Monday, January 7, 2008

MHR & Ugaritic-monastic age-gender confusion issues

Athletes like to compute their maximum heart rate (mhr) in order to know whether their workouts are too intense, not enough, or just right. Many novices use the standard formula (MHR = 220 minus age) but this is just an average, individual rates vary widely (my MHR, recorded during a 5K race, is 200bpm). After a long discussion about the formula on an ultrarunning forum, I responded with the following:

Recent posts got me to wondering where the dastardly and deceptive MHR formula came from so I did some research, trying to track it back to its original source. This has taken me most of the past two days requiring translations from 7 languages and tracing 437 footnotes and citations. I finally found the original Ugaritic text from the courts of King Karl during the Sheehan era and was shocked to find out that the original formula was valid, but was corrupted soon after by a copyist's error by a dyslexic monk (Thelonius) who transposed the formula, thus creating all the confusion.

The original formula, by the esteemed and comely mathematician Mythagorous, was not designed to compute MHR at all. Her goal was to achieve perpetual youthfulness and she searched the known world on foot (she was one-legged) to find the secret.
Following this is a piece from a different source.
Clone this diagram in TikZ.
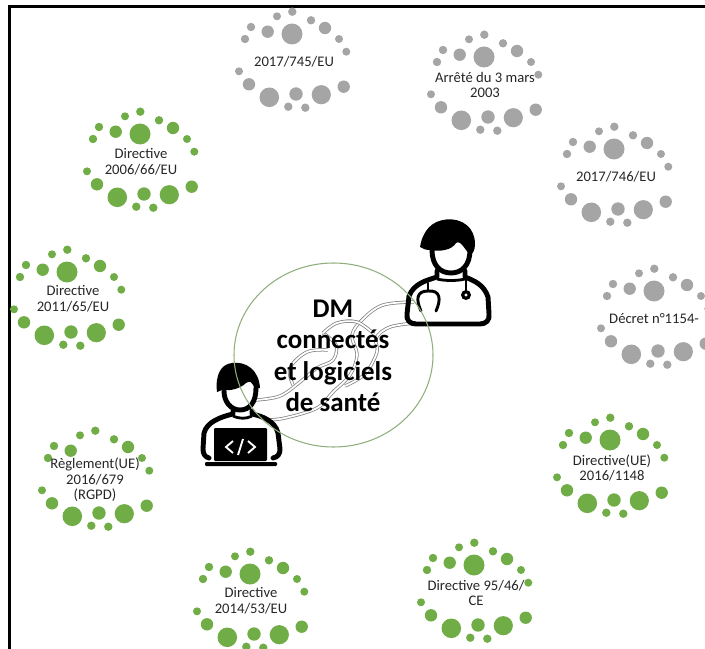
\documentclass[tikz,border=0pt]{standalone}
\usepackage{fontspec}
\setmainfont{Carlito}
\usetikzlibrary{calc}
\definecolor{spotgreen}{HTML}{70AD47}
\definecolor{spotgrey}{HTML}{A5A5A5}
\definecolor{ringgreen}{HTML}{8FAE7C}
\tikzset{
	lawtext/.style={align=center,inner sep=0pt,text=black!85,font=\fontsize{12.5}{13.3}\selectfont},
	titletext/.style={align=center,inner sep=0pt,font=\fontsize{23}{26.9}\selectfont\bfseries},
	tube/.style={draw=black!50,line width=.65pt,double=white,double distance=1.5pt},
	iconline/.style={line width=4.2pt,line join=round,line cap=round},
	scopeline/.style={line width=2.5pt,line cap=round},
	spots/.pic={
		% small dots of one cluster, big top dot is at the origin
		\foreach \a/\b/\r in {-24.3/-2.3/6.2,-15/-17.7/4,0.3/-22.3/4.2,19/-13.7/4.2,33/-6/6.2,47/5/4,54.3/17.7/4,
			-41/-7/4.2,-47/5/4.2,-53/37.3/4,-43/50.3/6.2,-22.7/63.3/9.8,4/60/6.7,29.3/60.7/9.6,51.7/52.7/6.2,-3.7/72.7/4.2,13.3/73.7/4.2}
			\fill (\a,\b) circle (\r);
	},
}
\begin{document}
\begin{tikzpicture}[x=0.03cm,y=-0.03cm]
	\useasboundingbox (0,0) rectangle (705,649);
	\clip (0,0) rectangle (705,649);
	
	% frame
	\draw[line width=2.2pt] (9.5,649) -- (9.5,6.3) -- (705,6.3);
	
	% green clusters
	\foreach \x/\y in {140/134,67/272,250/574,474/565,610/440}{
		\pic[fill=spotgreen] at (\x,\y) {spots};
		\fill[spotgreen] (\x,\y) circle (10.5);
	}
	% this one has no big dot
	\pic[fill=spotgreen] at (95,453) {spots};
	
	% grey clusters
	\foreach \x/\y in {292/34,484/57,614/149,654/291}{
		\pic[fill=spotgrey] at (\x,\y) {spots};
		\fill[spotgrey] (\x,\y) circle (10.5);
	}
	
	% law labels
	\node[lawtext] (dirA) at (141,162) {Directive\\2006/66/EU};
	\node[lawtext] (regA) at (294,62) {2017/745/EU};
	\node[lawtext] (arrete) at (485,85) {Arrêté du 3 mars\\2003};
	\node[lawtext] (regB) at (616,177) {2017/746/EU};
	\node[lawtext,anchor=west] (decret) at (609,319) {Décret n°1154-};
	\node[lawtext] (dirB) at (73,299) {Directive\\2011/65/EU};
	\node[lawtext] (rgpd) at (95,480) {Règlement(UE)\\2016/679\\(RGPD)};
	\node[lawtext] (dirC) at (612,468) {Directive(UE)\\2016/1148};
	\node[lawtext] (dirD) at (476,593) {Directive 95/46/\\CE};
	\node[lawtext] (dirE) at (251,601) {Directive\\2014/53/EU};
	
	% ends of the chain
	\coordinate (docA) at (414,302);
	\coordinate (docB) at (416,323);
	\coordinate (devA) at (256,400);
	\coordinate (devB) at (266,420);
	
	% chain between the two people
	\draw[tube] plot[smooth,tension=.6] coordinates {(docA) (383,305) (363,319) (352,335) (357,355) (350,375) (333,392) (317,408) (285,418) (devB)};
	\draw[tube] plot[smooth,tension=.6] coordinates {(docB) (390,327) (376,338) (377,352) (365,374) (345,386)};
	\draw[tube] plot[smooth,tension=.6] coordinates {(devA) (280,396) (300,382) (317,368) (333,360) (336,345) (323,333)};
	\draw[tube] plot[smooth,tension=.6] coordinates {(374,334) (357,322) (337,323) (323,333)};
	\draw[tube] plot[smooth,tension=.6] coordinates {(293,385) (290,368) (307,352) (328,350)};
	
	% doctor
	\fill (420,247) .. controls (423,230) and (432,221) .. (446,219.5) .. controls (463,218) and (475,228) .. (475,244) .. controls (475,250) and (473,254) .. (470,255) -- (466,250) .. controls (461,243) and (459,241) .. (456,243) .. controls (452,250) and (440,252) .. (430,250) .. controls (426,250) and (423,249) .. (420,247) -- cycle;
	\draw[iconline] (432,250) .. controls (432,265) and (440,273) .. (451,273) .. controls (462,273) and (470,265) .. (470,250);
	\draw[iconline] (437,271) -- (437,277) .. controls (428,280) and (414,283) .. (409,296) -- (407,314) .. controls (406,320) and (410,324) .. (416,324) -- (480,324) .. controls (486,324) and (490,320) .. (489,314) -- (488,297) .. controls (484,285) and (475,281) .. (465,277) -- (465,271);
	\draw[line width=2.4pt] (437,279) .. controls (445,281) and (457,281) .. (465,279);
	\draw[scopeline] (421,311) .. controls (416,300) and (416,291) .. (428,291) .. controls (441,290) and (441,300) .. (436,311);
	\draw[scopeline] (428,283) -- (428,291);
	\draw[scopeline] (466,280) -- (466,290);
	\fill[even odd rule] (466,295) circle (5) (466,295) circle (1.8);
	
	% developer
	\fill (217,392) .. controls (215,375) and (221,364) .. (232,363) .. controls (246,361) and (259,370) .. (260,388) -- (255,389) .. controls (252,382) and (250,380) .. (246,383) .. controls (240,389) and (230,391) .. (222,390) -- cycle;
	\draw[iconline] (224,391) .. controls (224,402) and (231,410) .. (240,410) .. controls (250,410) and (256,402) .. (256,388);
	\draw[iconline] (233,411) -- (233,414) .. controls (220,417) and (207,422) .. (204,433) -- (203,449) .. controls (203,454) and (205,457) .. (209,458);
	\draw[iconline] (252,411) -- (252,414) .. controls (262,416) and (275,421) .. (278,433) -- (280,449) .. controls (280,454) and (278,457) .. (273,458);
	\draw[line width=2.4pt] (233,416) .. controls (240,419) and (246,419) .. (252,416);
	\fill[rounded corners=1pt] (214,428) rectangle (267,461);
	\fill[rounded corners=1pt] (205,462) rectangle (277,466);
	\draw[white,line width=1.6pt] (233,441) -- (226,447) -- (233,453);
	\draw[white,line width=1.6pt] (248,441) -- (255,447) -- (248,453);
	\draw[white,line width=1.6pt] (243,439) -- (238,455);
	
	% ring
	\draw[ringgreen,line width=.9pt] (333.5,355) ellipse (99.5 and 92);
	
	% title
	\node[titletext] (title) at (333,356) {DM\\connectés\\et logiciels\\de santé};
\end{tikzpicture}
\end{document}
From her research she uncovered an astonishing and infallible formula which was subsequently lost to the world due to Thelonius' foolishness (wine was involved), and only now has been recovered, in what undoubtedly will prove to be a Nobel-prize worthy effort of historical research by your 'umble correspondent.

Here is the original formula, absolutely accurate and infallible or double your money back (S&H charges may apply):

220 minus your Maximum Heart Rate = your real age.

(This line intentionally left blank).